Months or even years of social distancing will cascade through economies. The commercial real-estate sector, already struggling with troubled hotels and retailers, is facing questions about office space since some companies in the U.S. and Europe have already told employees they won’t return to the office for several months. On Thursday, Facebook said its employees can work from home for the balance of 2020.
“The crisis has showed that we can work in different ways and maybe we don’t need all the offices that we currently have around the world,” said Dirk Van de Put, CEO of Mondelez International Inc. which makes Oreo cookies and Trident gum.
Airlines have already started to take permanent steps to reshape their businesses as they prepare for a yearslong recovery, rather than a quick return to business as usual.
United Airlines Holdings Inc. (UAL) on Monday said it plans to cut about 30% of white-collar jobs starting in October. The airline had agreed not to lay off workers through the end of September as a condition of receiving some $5 billion in aid from the federal government.
In Europe, British Airways (ICAGY), which doesn’t expect to return to 2019 passenger levels for several years, will cut up to 12,000 staff.
Such cuts are eating into investment.
Aircraft makers Boeing Co. (BA) and Airbus SE (EADSY) have slashed production, while General Electric Co. (GE), which makes engines for both, will cut 25% of the workforce in its jet engine business.

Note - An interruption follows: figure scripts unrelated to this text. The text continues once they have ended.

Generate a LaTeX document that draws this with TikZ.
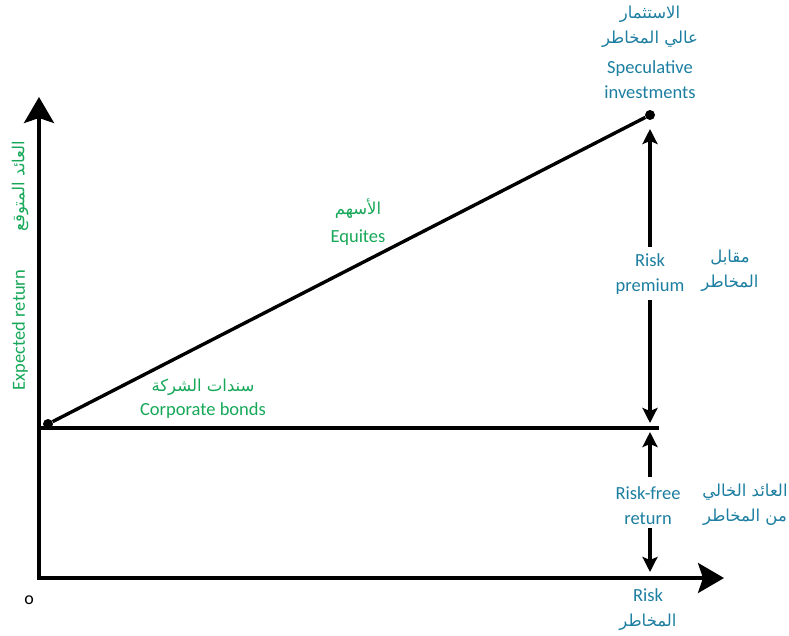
\documentclass[tikz,border=0pt]{standalone}
\usepackage{fontspec}
\setmainfont{Carlito}
\newfontfamily\arabicfont[Script=Arabic]{DejaVu Sans}
\TeXXeTstate=1
\usetikzlibrary{arrows.meta}
\definecolor{labelblue}{RGB}{28,126,160}
\definecolor{labelgreen}{RGB}{22,168,88}
\newcommand{\ar}[1]{{\arabicfont\fontsize{16.5}{19}\selectfont\beginR #1\endR}}
\begin{document}
\begin{tikzpicture}[x=1pt,y=-1pt,
  axis/.style={line width=3.6pt,-{Stealth[length=26pt,width=30pt,inset=5pt]}},
  plain/.style={line width=3.4pt},
  gap/.style={line width=3.2pt,-{Stealth[length=15pt,width=15pt,inset=3pt]}},
  dot/.style={circle,fill=black,inner sep=0pt,minimum size=10pt},
  bluetext/.style={text=labelblue,align=center,font=\fontsize{18.5}{25}\selectfont},
  greentext/.style={text=labelgreen,align=center,font=\fontsize{18.5}{26}\selectfont}]
\useasboundingbox (0,0) rectangle (789,635);

% axes
\coordinate (origin) at (39,578);
\coordinate (ytip) at (39,97);
\coordinate (xtip) at (724,578);
\draw[axis] (39,579.8) -- (ytip);
\draw[axis] (37.2,578) -- (xtip);

% risk-free level and the risk/return line
\coordinate (rfleft) at (39,428);
\coordinate (rfright) at (659,428);
\draw[plain] (rfleft) -- (rfright);
\node[dot] (bonds) at (48,424) {};
\node[dot] (spec) at (650,115) {};
\draw[plain] (bonds) -- (spec);

% risk premium
\coordinate (rptop) at (650,129);
\coordinate (rpbot) at (650,423);
\node[bluetext] (rp) at (650,274) {Risk\\premium};
\draw[gap] (650,247) -- (rptop);
\draw[gap] (650,300) -- (rpbot);
\node[bluetext] (rpar) at (730,271) {\ar{مقابل}\\\ar{المخاطر}};

% risk-free return
\coordinate (rftop) at (650,432);
\coordinate (rfbot) at (650,572);
\node[bluetext] (rf) at (648,506) {Risk-free\\return};
\draw[gap] (650,477) -- (rftop);
\draw[gap] (650,528) -- (rfbot);
\node[bluetext] (rfar) at (745,505) {\ar{العائد الخالي}\\\ar{من المخاطر}};

% top label
\node[bluetext] (specar) at (650,27) {\ar{الاستثمار}\\\ar{عالي المخاطر}};
\node[bluetext] (specen) at (650,80) {Speculative\\investments};

% x-axis label
\node[bluetext] (xlab) at (648,610) {Risk\\\ar{المخاطر}};
\node[font=\fontsize{18}{20}\selectfont] (zero) at (29,600) {o};

% green labels
\node[greentext] (eqar) at (358,209) {\ar{الأسهم}};
\node[greentext] (eqen) at (358,238) {Equites};
\node[greentext] (cbar) at (203,387) {\ar{سندات الشركة}};
\node[greentext] (cben) at (203,411) {Corporate bonds};

% y-axis label
\node[greentext,rotate=90] (yen) at (20,330) {Expected return};
\node[greentext,rotate=90] (yar) at (20,186) {\ar{العائد المتوقع}};
\end{tikzpicture}
\end{document}
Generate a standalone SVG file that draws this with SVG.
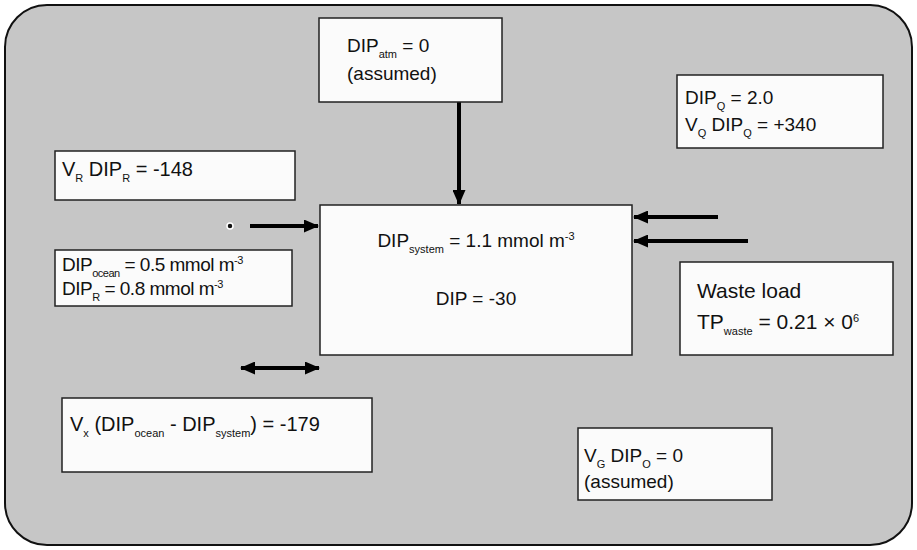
<svg xmlns="http://www.w3.org/2000/svg" width="917" height="550" viewBox="0 0 917 550">
<defs>
<marker id="ah" markerUnits="userSpaceOnUse" markerWidth="15" markerHeight="13" refX="14" refY="6.5" orient="auto-start-reverse">
<path d="M0,0 L15,6.5 L0,13 z" fill="#000"/>
</marker>
<style>
.bg{fill:#c6c6c6;stroke:#111;stroke-width:2}
.box{fill:#fbfbfb;stroke:#222;stroke-width:1.5}
text{font-family:"Liberation Sans",Arial,sans-serif;font-size:19px;fill:#111}
text.f20{font-size:20px}
text.f21{font-size:21px}
.sub{font-size:11px}
.tight{letter-spacing:-0.5px}
.con{stroke:#000;stroke-width:4;fill:none}
</style>
</defs>
<rect class="bg" x="5" y="5" width="907" height="540" rx="42" ry="42"/>

<g id="connectors">
<line class="con" x1="459" y1="102" x2="459" y2="204" marker-end="url(#ah)"/>
<line class="con" x1="250" y1="226" x2="318" y2="226" marker-end="url(#ah)"/>
<line class="con" x1="241" y1="368" x2="319" y2="368" marker-start="url(#ah)" marker-end="url(#ah)"/>
<line class="con" x1="718" y1="217" x2="634" y2="217" marker-end="url(#ah)"/>
<line class="con" x1="748" y1="241" x2="634" y2="241" marker-end="url(#ah)"/>
<line class="con" x1="770" y1="437" x2="670" y2="437" marker-end="url(#ah)"/>
<circle cx="230" cy="226" r="3" fill="#111" stroke="#fff" stroke-width="1.5"/>
</g>

<g id="atm">
<rect class="box" x="319" y="18" width="183" height="84"/>
<text x="347" y="52">DIP<tspan class="sub" dy="6">atm</tspan><tspan dy="-6"> = 0</tspan></text>
<text x="347" y="80">(assumed)</text>
</g>

<g id="discharge">
<rect class="box" x="677" y="75" width="206" height="73"/>
<text x="685" y="104">DIP<tspan class="sub" dy="6">Q</tspan><tspan dy="-6"> = 2.0</tspan></text>
<text x="685" y="131">V<tspan class="sub" dy="6">Q</tspan><tspan dy="-6"> DIP</tspan><tspan class="sub" dy="6">Q</tspan><tspan dy="-6"> = +340</tspan></text>
</g>

<g id="residual">
<rect class="box" x="55" y="151" width="240" height="49"/>
<text class="f20" x="62" y="176">V<tspan class="sub" dy="6">R</tspan><tspan dy="-6"> DIP</tspan><tspan class="sub" dy="6">R</tspan><tspan dy="-6"> = -148</tspan></text>
</g>

<g id="ocean">
<rect class="box" x="55" y="250" width="237" height="56"/>
<text class="tight" x="62" y="271">DIP<tspan class="sub" dy="6">ocean</tspan><tspan dy="-6"> = 0.5 mmol m</tspan><tspan class="sub" dy="-7">-3</tspan></text>
<text class="tight" x="62" y="295">DIP<tspan class="sub" dy="6">R</tspan><tspan dy="-6"> = 0.8 mmol m</tspan><tspan class="sub" dy="-7">-3</tspan></text>
</g>

<g id="system">
<rect class="box" x="320" y="205" width="312" height="150"/>
<text x="476" y="247" text-anchor="middle">DIP<tspan class="sub" dy="6">system</tspan><tspan dy="-6"> = 1.1 mmol m</tspan><tspan class="sub" dy="-7">-3</tspan></text>
<text x="476" y="305" text-anchor="middle">DIP = -30</text>
</g>

<g id="waste">
<rect class="box" x="680" y="262" width="213" height="93"/>
<text class="f21" x="697" y="298">Waste load</text>
<text class="f21" x="697" y="329">TP<tspan class="sub" dy="6">waste</tspan><tspan dy="-6"> = 0.21 × 0</tspan><tspan class="sub" dy="-7">6</tspan></text>
</g>

<g id="exchange">
<rect class="box" x="62" y="398" width="310" height="74"/>
<text class="f20" x="70" y="431">V<tspan class="sub" dy="6">x</tspan><tspan dy="-6"> (DIP</tspan><tspan class="sub" dy="6">ocean</tspan><tspan dy="-6"> - DIP</tspan><tspan class="sub" dy="6">system</tspan><tspan dy="-6">) = -179</tspan></text>
</g>

<g id="groundwater">
<rect class="box" x="578" y="428" width="194" height="72"/>
<text x="584" y="462">V<tspan class="sub" dy="6">G</tspan><tspan dy="-6"> DIP</tspan><tspan class="sub" dy="6">O</tspan><tspan dy="-6"> = 0</tspan></text>
<text x="584" y="488">(assumed)</text>
</g>
</svg>
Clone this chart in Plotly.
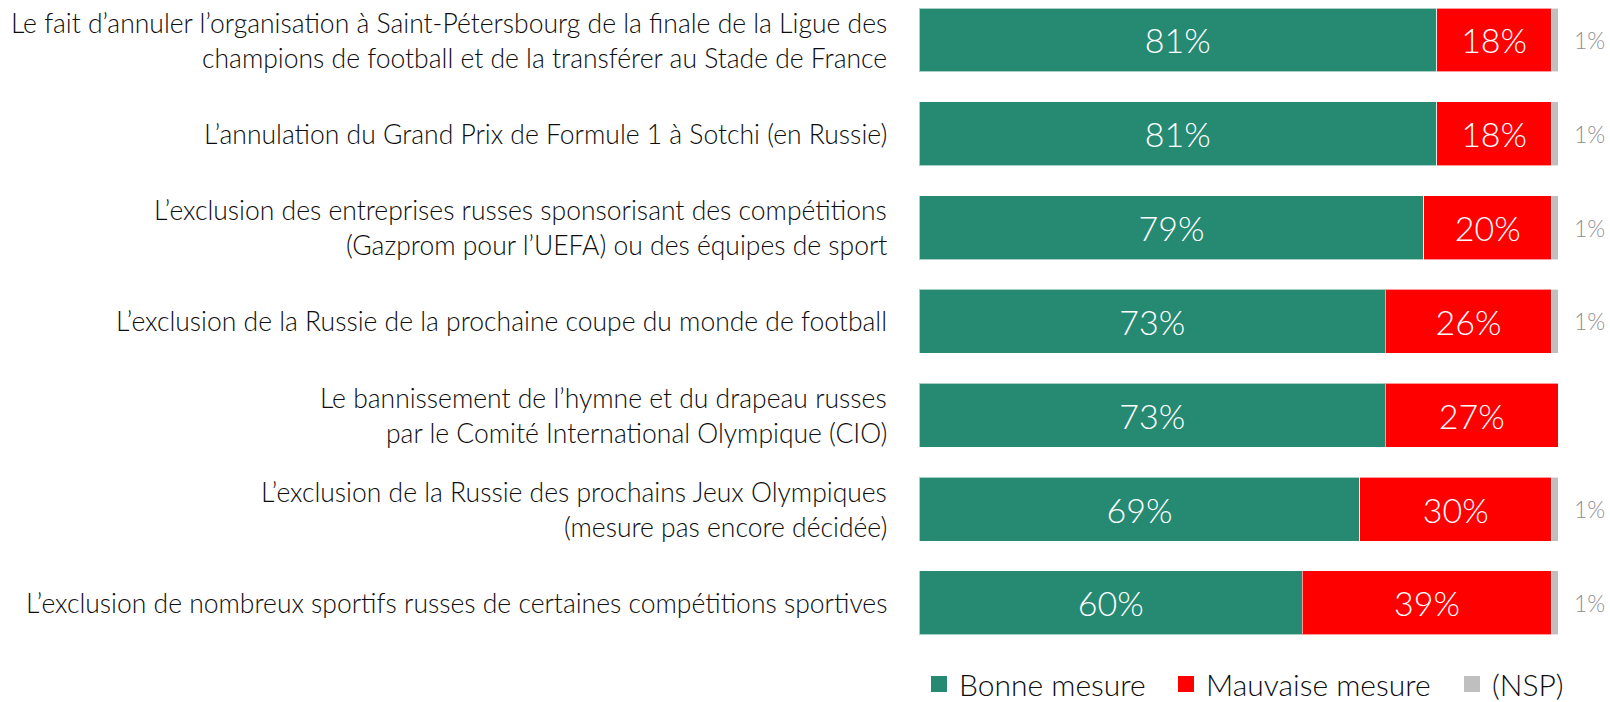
import plotly.graph_objects as go

categories = [
    "Le fait d\u2019annuler l\u2019organisation à Saint-Pétersbourg de la finale de la Ligue des\nchampions de football et de la transférer au Stade de France",
    "L\u2019annulation du Grand Prix de Formule 1 à Sotchi (en Russie)",
    "L\u2019exclusion des entreprises russes sponsorisant des compétitions\n(Gazprom pour l\u2019UEFA) ou des équipes de sport",
    "L\u2019exclusion de la Russie de la prochaine coupe du monde de football",
    "Le bannissement de l\u2019hymne et du drapeau russes\npar le Comité International Olympique (CIO)",
    "L\u2019exclusion de la Russie des prochains Jeux Olympiques\n(mesure pas encore décidée)",
    "L\u2019exclusion de nombreux sportifs russes de certaines compétitions sportives",
]
bonne = [81, 81, 79, 73, 73, 69, 60]
mauvaise = [18, 18, 20, 26, 27, 30, 39]
nsp = [1, 1, 1, 1, 0, 1, 1]
series_names = ["Bonne mesure", "Mauvaise mesure", "(NSP)"]
colors = ["#268A73", "#FF0000", "#BFBFBF"]

FONT = "Lato"
W = 300
pos = list(range(len(categories)))

fig = go.Figure()
for name, vals, col in zip(series_names, [bonne, mauvaise, nsp], colors):
    show_text = name != "(NSP)"
    fig.add_trace(go.Bar(
        y=pos, x=vals, name=name, orientation="h",
        width=0.682,
        marker=dict(color=col, line=dict(color="rgba(255,255,255,0.6)", width=1)),
        text=[f"{v}%" for v in vals] if show_text else None,
        textposition="inside" if show_text else "none",
        insidetextanchor="middle",
        textangle=0,
        constraintext="none",
        textfont=dict(family=FONT, size=34, color="white", weight=W),
        hoverinfo="skip",
        showlegend=False,
    ))

# legend entries (square symbols), one legend per entry for exact spacing
legend_ids = ["legend", "legend2", "legend3"]
for name, col, lid in zip(series_names, colors, legend_ids):
    fig.add_trace(go.Scatter(
        x=[None], y=[None], mode="markers", name=name,
        marker=dict(symbol="square", size=16, color=col),
        showlegend=True, legend=lid, hoverinfo="skip",
    ))

annotations = []
for i, lab in enumerate(categories):
    lines = lab.split("\n")
    n = len(lines)
    for j, line in enumerate(lines):
        off = ((n - 1) / 2 - j) * 35
        annotations.append(dict(
            x=0, xref="paper", y=i, yref="y", text=line, showarrow=False,
            xanchor="right", yanchor="middle", xshift=-30, yshift=off,
            font=dict(family=FONT, size=26.5, color="#0d0d0d", weight=W),
        ))
for i, v in enumerate(nsp):
    if v > 0:
        annotations.append(dict(
            x=100, xref="x", y=i, yref="y", text=f"{v}%", showarrow=False,
            xanchor="left", yanchor="middle", xshift=14,
            font=dict(family=FONT, size=23, color="#8f8f8f", weight=W),
        ))

def legend_style(xpx):
    return dict(
        orientation="h", xref="container", yref="container",
        x=xpx / 1610, xanchor="left", y=1 - 684 / 702, yanchor="middle",
        font=dict(family=FONT, size=30, color="#0d0d0d", weight=W),
        itemsizing="trace", bgcolor="rgba(0,0,0,0)",
    )

fig.update_layout(
    width=1610, height=702,
    barmode="stack",
    paper_bgcolor="white", plot_bgcolor="white",
    margin=dict(l=919, r=52, t=0, b=52, pad=0),
    xaxis=dict(range=[0, 100], visible=False, fixedrange=True),
    yaxis=dict(range=[6.503, -0.4264], visible=False, fixedrange=True),
    showlegend=True,
    legend=legend_style(919),
    legend2=legend_style(1166),
    legend3=legend_style(1452),
    annotations=annotations,
    font=dict(family=FONT),
)

fig.write_html("out.html", config={"displayModeBar": False},
               post_script="document.body.style.margin='0';")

Robert Bosch GmbH, the world’s biggest auto supplier by sales, said last week that it expects global auto production to decline as much as 20% this year.
Deutsche Bank (DB) expects only 30-40% of lost output and employment in the U.S. will be recovered by year-end. It forecasts that the U.S. economy will shrink 7.1% this year and won’t return to its pre-virus size until 2022 or later.
In a survey of 57 economists, the European Central Bank found that they expect the eurozone’s economy to shrink by 5.5% this year, and grow by just 4.3% next year. They don’t expect pre-virus levels of activity before 2022.
“There is no such thing yet as a new normal. Nobody has the faintest idea of what the new normal looks like,” said Unilever CEO Alan Jope.
The relatively low-growth trajectory that many rich countries were on before the crisis could also limit how strongly they bounce back afterward.
China, where the coronavirus pandemic peaked earlier than in the West and which lifted many restrictions in March, could be a harbinger for the U.S. and Europe.
China appears to be emerging gingerly from its period of hibernation, with consumers staying cautious. After a 21% decline year-on-year in the first two months of 2020, Chinese retail sales recovered somewhat in March, down 16%. Companies such as L’Oréal SA (LRLCY), Nike Inc. and LVMH Moët Hennessy Louis Vuitton SE (LVMUY) all said Chinese demand was encouraging and should return somewhat in the spring.
However, Unilever’s Mr. Pitkethly says that while 80% of restaurants in China have reopened, they are only operating at 50%-70% capacity because of social distancing. He thinks about 15% of restaurants are likely to never reopen.
“I think China’s back to some degree of normalcy but they’re operating in a very ‘living with Covid environment,’” he said. “They’re seeing some stabilizing but it’s not like before.”
Moreover, a survey of purchasing managers in its services sector found that activity continued to decline in April, as did job losses.
Businesses reported that overseas demand was weak. Even though no longer in lockdown, China suffered because most of the rest of the world is still locked down. A clearer picture will likely emerge when data becomes available for May, when most of the world’s lockdowns are set to ease.
“It’s a fair bet that the global economy is going to be deeply challenged in the years ahead,” said Mr. Pitkethly on an investor call.